Ever since it became likely that the government would increase the taxes on the superannuation of the better-off, most of the superannuation industry has been up in arms. But why should taxpayers provide tax incentives to those who have already saved enough to ensure a comfortable retirement?
The better-off are hugely advantaged courtesy of the tax deductions that are paid for by all taxpayers. They naturally make much more use of the super tax concessions than other taxpayers because they can afford to salary sacrifice more into super and to put more of their after-tax income towards their retirement.
A home-owning couple with $800,000 between them in super may not be that rich, but they have enough to afford a comfortable retirement.
The Australian Securities and Investments Commission's retirement calculator shows a home-owning couple with $400,000 each, or $800,000 combined, would have a combined income in retirement at age 65 of $57,000 a year until age 90.

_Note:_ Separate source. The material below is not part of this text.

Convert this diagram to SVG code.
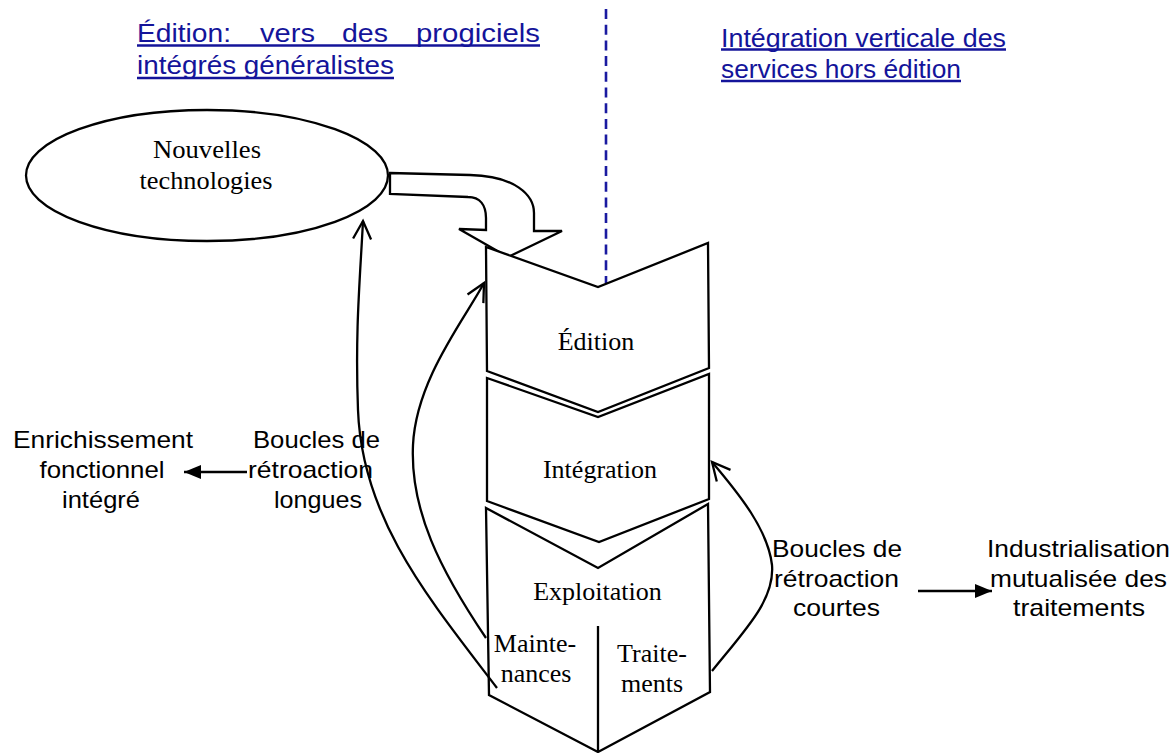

After age 90, they would be on the full age pension of $30,000 a year. The most recent figures released for the ASFA Retirement Standard show that a minimum of $57,000 is needed to provide for a "comfortable" retirement for a home-owning couple intending to retire at age 65.
Some claw-back has already occurred with the lowering of the cap or limit on how much could be salary sacrificed. In 2007, it was $100,000 a year for over 50s, but has been progressively lowered and is now $25,000 for everybody. It's true that the $25,000 cap on salary sacrifice is less generous than it appears, because it includes the 9 per cent compulsory super.
Even so, all but the highest-income earners are unlikely to come up to the limit. And it should not be forgotten that those under age 65 (or older if they meet the work test) can put up to $150,000 of their after-tax pay into super averaged over a three-year period. And once inside super, earnings are taxed at only 15 per cent in the accumulation stage with no tax on earnings in the pension phase.